I wrote this first paragraph when I learned about his death, just minutes after it happened. There’s really not much more to say. I also wrote an op-ed about Davis’s case for TSL in 2008, the second time that the state spared his life just hours before he was scheduled to die. Many other people wrote about his case before that, and many more wrote afterwards. I’m not sure what another op-ed can do, now that he’s gone. They seem irrelevant now, like they should be locked up in an archive in the basement of some library—preserved for posterity but insulated from us, so we don’t have to deal with the grisly and absolute resolution of this saga.
This was not just an execution of one man. It was an execution of the hope that all of us had when we wrote op-eds and signed petitions and went to vigils—the hope that our government, “we the people”, would do everything in its power to not kill an innocent man. We now know that’s not the case. Our objections have been rebuked, our petitions denied. Only the doubts remain.

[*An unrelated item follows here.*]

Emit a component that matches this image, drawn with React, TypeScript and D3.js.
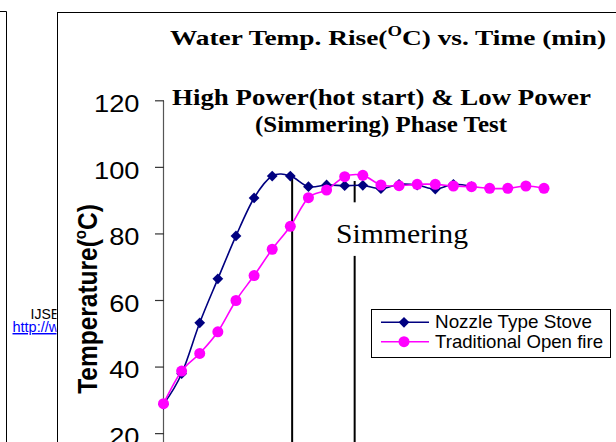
import React from "react";
import * as d3 from "d3";

// ---- data ----
const timeMin = [0, 1, 2, 3, 4, 5, 6, 7, 8, 9, 10, 11, 12, 13, 14, 15, 16, 17, 18, 19, 20, 21];
const nozzleStove = [28.8, 38.0, 53.3, 66.5, 79.4, 90.8, 97.4, 97.4, 94.2, 94.7, 94.5, 94.6, 93.6, 94.9, 94.7, 93.5, 94.9, 94.2];
const openFire = [29.0, 38.8, 44.1, 50.6, 60.0, 67.5, 75.4, 82.3, 90.9, 93.2, 97.2, 97.6, 94.7, 94.5, 94.9, 94.9, 94.4, 94.2, 93.7, 93.7, 94.4, 93.7];
const yTicks = [0, 20, 40, 60, 80, 100, 120];
const seriesNames = ["Nozzle Type Stove", "Traditional Open fire"];
const seriesColors = ["#000080", "#FF00FF"];
// phase markers (time, top temp)
const hotStartEnd = { t: 7.1, top: 97.4 };
const simmerMark = { t: 10.55, top: 95.9, gapTop: 89.5, gapBottom: 73.4 };

const W = 616;
const H = 442;

export default function App() {
  const x = d3.scaleLinear().domain([0, 21]).range([163.5, 544]);
  const y = d3.scaleLinear().domain([0, 120]).range([500.2, 100.8]);

  const line = d3
    .line<number>()
    .x((_, i) => x(timeMin[i]))
    .y((d) => y(d))
    .curve(d3.curveCardinal.tension(0));

  const diamond = d3.symbol().type(d3.symbolSquare).size(58)() as string;
  const axisX = 163.5;

  return (
    <div style={{ position: "absolute", left: 0, top: 0 }}>
      <svg width={W} height={H} style={{ display: "block", background: "#fff" }}>
        <defs>
          <clipPath id="leftPage">
            <rect x={0} y={0} width={56.5} height={H} />
          </clipPath>
        </defs>
        {/* left page remnants */}
        <path d={`M0,11.5H6.5V${H}`} fill="none" stroke="#000" strokeWidth={1} />
        <g clipPath="url(#leftPage)" fontFamily="Arial, 'Liberation Sans', sans-serif">
          <text x={30.5} y={319} fontSize={14} fill="#000">IJSER</text>
          <text x={12.5} y={332} fontSize={14.5} fill="#0000FF" textDecoration="underline">http://www.ijser.org</text>
        </g>

        {/* chart frame */}
        <rect x={57.5} y={12.5} width={620} height={500} fill="#fff" stroke="#000" strokeWidth={1} />

        {/* titles */}
        <g fontFamily="'Liberation Serif', 'Times New Roman', serif" fontWeight="bold" fill="#000" textAnchor="start">
          <text x={170} y={45} fontSize={22} textLength={436} lengthAdjust="spacingAndGlyphs">
            Water Temp. Rise(<tspan fontSize={15} dy={-9}>O</tspan>
            <tspan dy={9}>C) vs. Time (min)</tspan>
          </text>
          <text x={172} y={105} fontSize={23} textLength={419} lengthAdjust="spacingAndGlyphs">
            High Power(hot start) &amp; Low Power
          </text>
          <text x={255} y={132} fontSize={23} textLength={252} lengthAdjust="spacingAndGlyphs">
            (Simmering) Phase Test
          </text>
        </g>

        {/* y axis */}
        <line x1={axisX} x2={axisX} y1={y(120)} y2={y(0)} stroke="#555" strokeWidth={1.2} />
        {yTicks.map((t) => (
          <g key={t}>
            <line x1={155} x2={axisX + 0.5} y1={y(t)} y2={y(t)} stroke="#333" strokeWidth={1.2} />
            <text
              transform={`translate(139.5,${y(t) + 11.3}) scale(1.17,1)`}
              textAnchor="end"
              fontFamily="Arial, 'Liberation Sans', sans-serif"
              fontSize={23.3}
              fill="#000"
            >
              {t}
            </text>
          </g>
        ))}
        <text
          transform="translate(97,299) rotate(-90) scale(1,1.12)"
          textAnchor="middle"
          fontFamily="Arial, 'Liberation Sans', sans-serif"
          fontWeight="bold"
          fontSize={24.5}
          fill="#000"
        >
          Temperature(<tspan fontSize={15} dy={-10}>o</tspan>
          <tspan dy={10}>C)</tspan>
        </text>

        {/* phase lines */}
        <line x1={x(hotStartEnd.t)} x2={x(hotStartEnd.t)} y1={y(hotStartEnd.top)} y2={y(0)} stroke="#000" strokeWidth={2} />
        <line x1={x(simmerMark.t)} x2={x(simmerMark.t)} y1={y(simmerMark.top)} y2={y(simmerMark.gapTop)} stroke="#000" strokeWidth={2} />
        <line x1={x(simmerMark.t)} x2={x(simmerMark.t)} y1={y(simmerMark.gapBottom)} y2={y(0)} stroke="#000" strokeWidth={2} />
        <text
          x={336}
          y={242.5}
          fontFamily="'Liberation Serif', 'Times New Roman', serif"
          fontSize={27}
          textLength={132}
          lengthAdjust="spacingAndGlyphs"
          fill="#000"
        >
          Simmering
        </text>

        {/* series: nozzle stove */}
        <path d={line(nozzleStove) as string} fill="none" stroke={seriesColors[0]} strokeWidth={1.6} />
        {nozzleStove.map((v, i) => (
          <path key={"n" + i} d={diamond} transform={`translate(${x(timeMin[i])},${y(v)}) rotate(45)`} fill={seriesColors[0]} />
        ))}
        {/* series: open fire */}
        <path d={line(openFire) as string} fill="none" stroke={seriesColors[1]} strokeWidth={1.6} />
        {openFire.map((v, i) => (
          <circle key={"o" + i} cx={x(timeMin[i])} cy={y(v)} r={5.5} fill={seriesColors[1]} />
        ))}

        {/* legend */}
        <rect x={371.5} y={309.5} width={239} height={48} fill="#fff" stroke="#000" strokeWidth={1} />
        {seriesNames.map((name, i) => {
          const ly = 322.3 + i * 19.4;
          return (
            <g key={name}>
              <line x1={381} x2={429} y1={ly} y2={ly} stroke={seriesColors[i]} strokeWidth={1.6} />
              {i === 0 ? (
                <path d={diamond} transform={`translate(404,${ly}) rotate(45)`} fill={seriesColors[0]} />
              ) : (
                <circle cx={404} cy={ly} r={5.5} fill={seriesColors[1]} />
              )}
              <text
                x={435}
                y={ly + 6}
                fontFamily="Arial, 'Liberation Sans', sans-serif"
                fontSize={17.7}
                textLength={i === 0 ? 157 : 168}
                lengthAdjust="spacingAndGlyphs"
                fill="#000"
              >
                {name}
              </text>
            </g>
          );
        })}
      </svg>
    </div>
  );
}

Less than two weeks ago, we are told, the nation mourned the deaths of the thousands that died in the attacks on the World Trade Center. Since 1976, about half that many Americans have been killed by state-sponsored executions. The nation, I’m guessing, has never mourned those deaths because those people deserved to die. They had it coming, beyond a reasonable doubt. In that same time frame, however, more than 100 convicted prisoners have been released from death row after the revelation of their innocence.
We are told that this is a nation that believes in the sanctity of life – at least for those who are deemed worthy of it. The other group, presumably, includes enemies of the state, internal and external. And it’s looking more and more like that group includes foreign civilians as well. Just one example: Among the massive casualties of the War on Terror are more than 385 Pakistani civilians—and more than 168 children—killed by our government’s aerial strike campaign. It seems that war is a zero-sum game, at home and abroad. With these unmanned drones we preserve the lives of our soldiers, but at the cost of the lives of others. And no execution can bring back the life of a slain police officer. Presumably the state has its reasons for its killings. It has chosen its targets, and now that they’re gone God only knows whether they deserved it or not. Only the doubts—and the death chambers, and the drones, and the families of the dead—remain.